#### DATA SEGMENT

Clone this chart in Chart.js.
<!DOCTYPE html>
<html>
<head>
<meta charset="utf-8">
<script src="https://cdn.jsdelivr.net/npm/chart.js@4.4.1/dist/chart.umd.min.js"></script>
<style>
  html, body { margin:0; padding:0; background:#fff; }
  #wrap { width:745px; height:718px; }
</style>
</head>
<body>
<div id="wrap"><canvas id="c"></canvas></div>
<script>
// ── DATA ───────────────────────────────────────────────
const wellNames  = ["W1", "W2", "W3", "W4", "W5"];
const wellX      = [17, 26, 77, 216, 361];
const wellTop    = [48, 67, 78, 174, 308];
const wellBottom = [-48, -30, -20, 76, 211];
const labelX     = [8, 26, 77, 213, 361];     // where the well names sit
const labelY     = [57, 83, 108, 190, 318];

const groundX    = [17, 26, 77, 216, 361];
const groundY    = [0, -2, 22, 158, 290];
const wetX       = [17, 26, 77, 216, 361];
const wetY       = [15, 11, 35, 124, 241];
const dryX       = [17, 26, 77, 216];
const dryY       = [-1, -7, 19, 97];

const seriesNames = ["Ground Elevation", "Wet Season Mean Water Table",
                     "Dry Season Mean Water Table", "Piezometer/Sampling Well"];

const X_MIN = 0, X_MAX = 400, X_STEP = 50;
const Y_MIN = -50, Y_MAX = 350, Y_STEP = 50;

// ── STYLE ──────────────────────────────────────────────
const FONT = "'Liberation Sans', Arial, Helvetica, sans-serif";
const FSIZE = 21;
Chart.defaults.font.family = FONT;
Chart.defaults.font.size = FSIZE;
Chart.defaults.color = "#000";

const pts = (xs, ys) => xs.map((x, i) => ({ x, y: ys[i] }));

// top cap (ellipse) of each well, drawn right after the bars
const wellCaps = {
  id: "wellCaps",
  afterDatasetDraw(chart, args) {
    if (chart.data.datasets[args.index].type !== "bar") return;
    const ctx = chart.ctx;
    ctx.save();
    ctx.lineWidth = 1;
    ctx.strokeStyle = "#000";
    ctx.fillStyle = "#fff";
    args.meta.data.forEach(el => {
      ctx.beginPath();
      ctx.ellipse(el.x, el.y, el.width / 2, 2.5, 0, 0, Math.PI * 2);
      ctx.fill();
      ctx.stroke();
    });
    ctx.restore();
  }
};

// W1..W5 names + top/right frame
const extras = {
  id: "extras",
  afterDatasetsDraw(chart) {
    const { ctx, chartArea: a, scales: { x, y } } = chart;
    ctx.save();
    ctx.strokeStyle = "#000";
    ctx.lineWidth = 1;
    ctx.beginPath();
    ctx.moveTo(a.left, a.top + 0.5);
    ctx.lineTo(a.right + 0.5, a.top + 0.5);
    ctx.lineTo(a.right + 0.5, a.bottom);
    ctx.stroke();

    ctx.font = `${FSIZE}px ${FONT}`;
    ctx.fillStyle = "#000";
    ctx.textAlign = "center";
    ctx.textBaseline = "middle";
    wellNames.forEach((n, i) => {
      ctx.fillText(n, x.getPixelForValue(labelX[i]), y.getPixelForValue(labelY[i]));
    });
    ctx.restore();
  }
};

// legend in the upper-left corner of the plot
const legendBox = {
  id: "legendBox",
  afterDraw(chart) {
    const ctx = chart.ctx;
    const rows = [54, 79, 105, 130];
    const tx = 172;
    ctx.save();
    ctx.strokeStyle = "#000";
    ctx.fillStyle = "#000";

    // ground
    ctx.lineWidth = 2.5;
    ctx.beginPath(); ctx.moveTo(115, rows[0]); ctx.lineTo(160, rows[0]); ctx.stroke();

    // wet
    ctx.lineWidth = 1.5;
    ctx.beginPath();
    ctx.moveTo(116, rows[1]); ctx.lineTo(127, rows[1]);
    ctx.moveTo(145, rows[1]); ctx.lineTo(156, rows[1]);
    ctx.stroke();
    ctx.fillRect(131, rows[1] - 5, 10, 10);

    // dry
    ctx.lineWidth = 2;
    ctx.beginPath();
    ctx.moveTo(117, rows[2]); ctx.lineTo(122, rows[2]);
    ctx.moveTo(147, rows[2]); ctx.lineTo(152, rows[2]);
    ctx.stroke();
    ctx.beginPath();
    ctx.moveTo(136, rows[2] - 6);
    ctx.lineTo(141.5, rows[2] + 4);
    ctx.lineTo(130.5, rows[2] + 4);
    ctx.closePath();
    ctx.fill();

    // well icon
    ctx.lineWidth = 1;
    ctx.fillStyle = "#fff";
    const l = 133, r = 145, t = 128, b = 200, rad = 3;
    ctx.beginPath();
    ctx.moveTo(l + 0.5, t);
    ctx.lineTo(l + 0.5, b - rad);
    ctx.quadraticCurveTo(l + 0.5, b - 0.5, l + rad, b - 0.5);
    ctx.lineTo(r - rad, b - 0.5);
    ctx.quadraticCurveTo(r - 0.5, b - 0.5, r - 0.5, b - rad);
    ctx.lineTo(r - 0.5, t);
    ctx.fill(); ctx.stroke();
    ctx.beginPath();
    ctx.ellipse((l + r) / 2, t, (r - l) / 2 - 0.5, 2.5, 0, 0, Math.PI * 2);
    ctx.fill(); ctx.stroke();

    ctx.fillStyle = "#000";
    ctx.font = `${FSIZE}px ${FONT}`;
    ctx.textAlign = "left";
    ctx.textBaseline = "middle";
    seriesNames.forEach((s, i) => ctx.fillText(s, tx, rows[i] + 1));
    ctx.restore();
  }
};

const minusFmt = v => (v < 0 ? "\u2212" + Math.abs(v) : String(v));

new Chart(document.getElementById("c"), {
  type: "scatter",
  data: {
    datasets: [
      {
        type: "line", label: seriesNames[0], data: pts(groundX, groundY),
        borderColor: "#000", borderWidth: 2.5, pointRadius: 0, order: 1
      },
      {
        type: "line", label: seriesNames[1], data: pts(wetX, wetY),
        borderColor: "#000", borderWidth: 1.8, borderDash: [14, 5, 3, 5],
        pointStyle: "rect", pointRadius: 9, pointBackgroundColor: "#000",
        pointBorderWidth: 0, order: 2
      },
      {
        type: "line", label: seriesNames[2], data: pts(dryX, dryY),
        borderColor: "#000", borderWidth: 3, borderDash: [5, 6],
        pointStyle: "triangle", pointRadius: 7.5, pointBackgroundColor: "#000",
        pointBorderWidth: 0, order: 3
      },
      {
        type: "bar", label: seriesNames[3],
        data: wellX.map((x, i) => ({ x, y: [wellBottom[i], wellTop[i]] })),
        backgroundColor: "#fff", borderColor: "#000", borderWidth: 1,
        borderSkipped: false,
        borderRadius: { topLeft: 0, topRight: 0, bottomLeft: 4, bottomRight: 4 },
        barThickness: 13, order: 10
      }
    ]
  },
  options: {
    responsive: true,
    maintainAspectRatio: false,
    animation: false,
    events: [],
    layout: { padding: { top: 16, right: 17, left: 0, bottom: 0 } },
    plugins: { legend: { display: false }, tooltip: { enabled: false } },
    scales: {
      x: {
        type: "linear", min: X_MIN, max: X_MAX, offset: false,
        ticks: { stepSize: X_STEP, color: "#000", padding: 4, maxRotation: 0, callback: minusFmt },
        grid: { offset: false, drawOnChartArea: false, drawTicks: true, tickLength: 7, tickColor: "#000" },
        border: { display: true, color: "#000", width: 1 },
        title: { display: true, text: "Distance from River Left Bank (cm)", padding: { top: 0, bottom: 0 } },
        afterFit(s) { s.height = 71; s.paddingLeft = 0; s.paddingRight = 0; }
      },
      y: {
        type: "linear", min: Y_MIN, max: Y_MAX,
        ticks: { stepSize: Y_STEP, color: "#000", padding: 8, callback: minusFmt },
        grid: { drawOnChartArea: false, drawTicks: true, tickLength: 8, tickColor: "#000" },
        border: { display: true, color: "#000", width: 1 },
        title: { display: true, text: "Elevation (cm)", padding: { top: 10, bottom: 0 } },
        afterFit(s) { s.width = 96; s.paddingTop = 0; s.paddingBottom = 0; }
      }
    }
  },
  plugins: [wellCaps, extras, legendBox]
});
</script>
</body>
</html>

########

▶ [TASK OBJECTIVE] Write out exactly the lines from the start of the material through the line with "const pts = (xs, ys)". No other output is expected.

▶ [REPLY]
Clone this chart in Chart.js.
<!DOCTYPE html>
<html>
<head>
<meta charset="utf-8">
<script src="https://cdn.jsdelivr.net/npm/chart.js@4.4.1/dist/chart.umd.min.js"></script>
<style>
  html, body { margin:0; padding:0; background:#fff; }
  #wrap { width:745px; height:718px; }
</style>
</head>
<body>
<div id="wrap"><canvas id="c"></canvas></div>
<script>
// ── DATA ───────────────────────────────────────────────
const wellNames  = ["W1", "W2", "W3", "W4", "W5"];
const wellX      = [17, 26, 77, 216, 361];
const wellTop    = [48, 67, 78, 174, 308];
const wellBottom = [-48, -30, -20, 76, 211];
const labelX     = [8, 26, 77, 213, 361];     // where the well names sit
const labelY     = [57, 83, 108, 190, 318];

const groundX    = [17, 26, 77, 216, 361];
const groundY    = [0, -2, 22, 158, 290];
const wetX       = [17, 26, 77, 216, 361];
const wetY       = [15, 11, 35, 124, 241];
const dryX       = [17, 26, 77, 216];
const dryY       = [-1, -7, 19, 97];

const seriesNames = ["Ground Elevation", "Wet Season Mean Water Table",
                     "Dry Season Mean Water Table", "Piezometer/Sampling Well"];

const X_MIN = 0, X_MAX = 400, X_STEP = 50;
const Y_MIN = -50, Y_MAX = 350, Y_STEP = 50;

// ── STYLE ──────────────────────────────────────────────
const FONT = "'Liberation Sans', Arial, Helvetica, sans-serif";
const FSIZE = 21;
Chart.defaults.font.family = FONT;
Chart.defaults.font.size = FSIZE;
Chart.defaults.color = "#000";

const pts = (xs, ys) => xs.map((x, i) => ({ x, y: ys[i] }));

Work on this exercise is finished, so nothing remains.